Virtual Banks in Hong Kong Pursue Web3 Growth Amid Regulatory Challenges
Hong Kong’s virtual banks are reportedly at a pivotal point, as they currently capture only a small slice of the financial market, holding just 0.3% of the total assets of all retail banks in the region.
According to a report by the South China Morning Post (SCMP), Hong Kong legislator Johnny Ng Kit-chong, a strong advocate for cryptocurrencies, believes that virtual banks have a significant opportunity to better serve Web3 companies:
"Over the past few years, the government has put in significant effort to develop virtual banks and improve their services. Now is a crucial time for the city to play a larger role in the Web 3.0 sector over the next two years."
However, one of the main challenges confronting Hong Kong’s virtual banks is the difficulty they face in opening accounts for companies involved in cryptocurrencies, non-fungible tokens (NFTs), and blockchain technology.
SCMP's report highlighted that a recent survey found that 40% of these companies describe the process of opening accounts as “extremely difficult,” with challenges stemming from stringent regulatory standards and the geographical location of the banks.
These obstacles have reportedly led some businesses to relocate to regions with more favorable conditions for digital innovation—a trend that could potentially hinder Hong Kong's progress in the digital finance sector.
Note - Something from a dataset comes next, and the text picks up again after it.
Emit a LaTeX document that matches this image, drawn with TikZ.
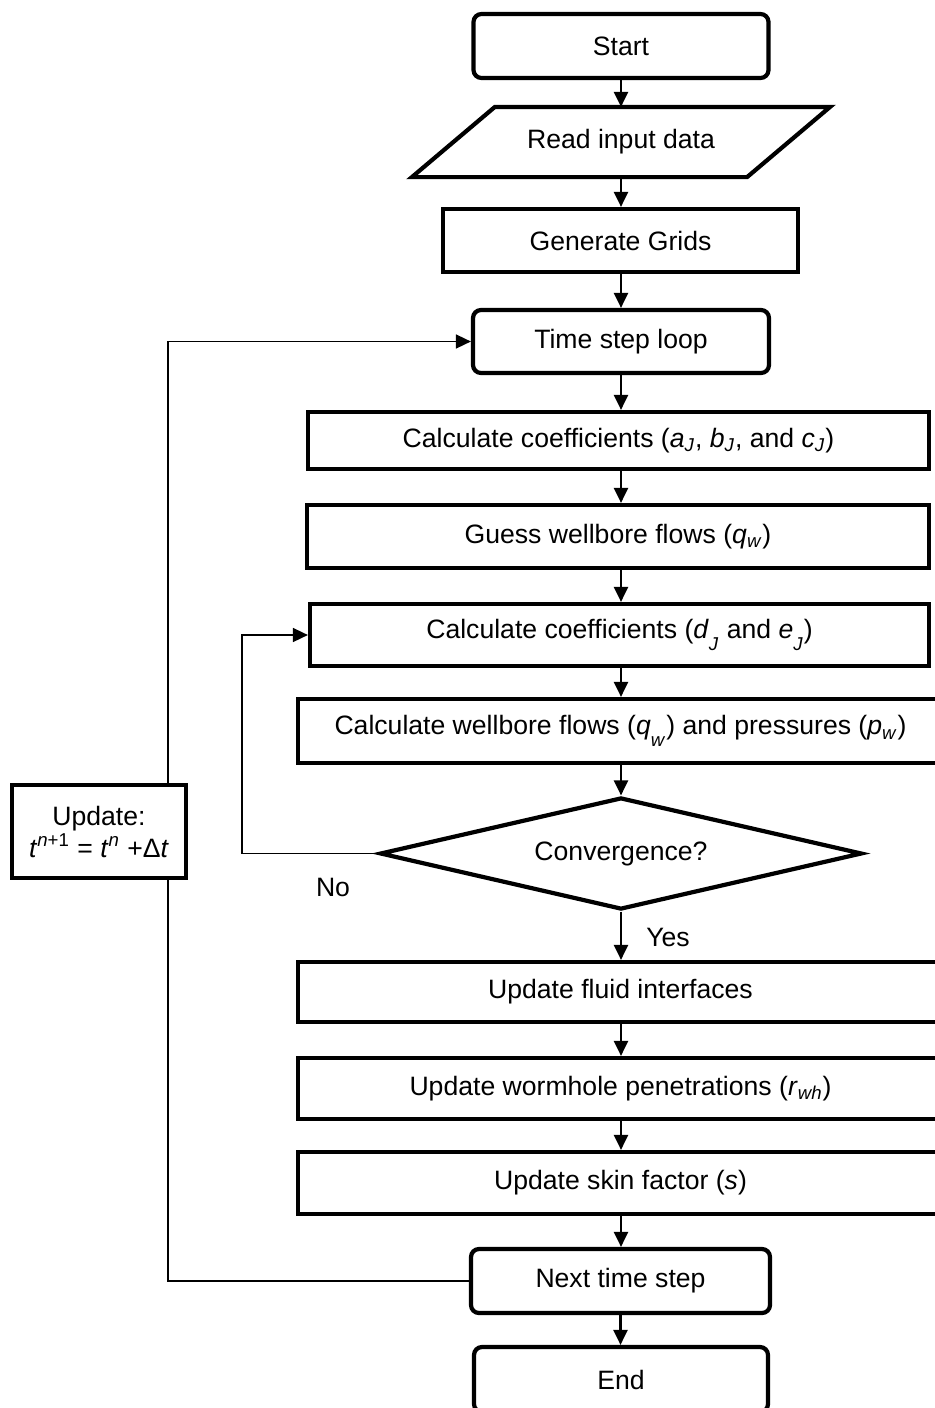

Despite these challenges, Ng remains optimistic. He reportedly emphasized the “tremendous” potential for virtual banks if the government provides a clear and supportive blueprint for Web3 development.
In a notable move, Mox Bank, owned by Standard Chartered, became the first virtual bank in Hong Kong to launch a crypto exchange-traded fund (ETF), enabling transactions in spot Bitcoin (BTC) and Ether (ETH) ETFs.
Barbaros Uygun, the CEO of Mox Bank, has indicated that the bank plans to expand further into emerging sectors and introduce new digital investment opportunities for its customers.
On July 28, Ng announced plans to collaborate with stakeholders to evaluate the potential benefits of incorporating Bitcoin (BTC) into Hong Kong’s financial reserves.
In a post on X (formerly Twitter), Ng underscored the importance of considering Bitcoin integration into the region's strategic reserves, suggesting that this move could strengthen Hong Kong's economic framework under appropriate regulatory conditions.
Often referred to as “digital gold,” Bitcoin’s potential as a hedge against inflation is becoming increasingly recognized globally, and Ng emphasized the growing importance of this asset as its value continues to be acknowledged.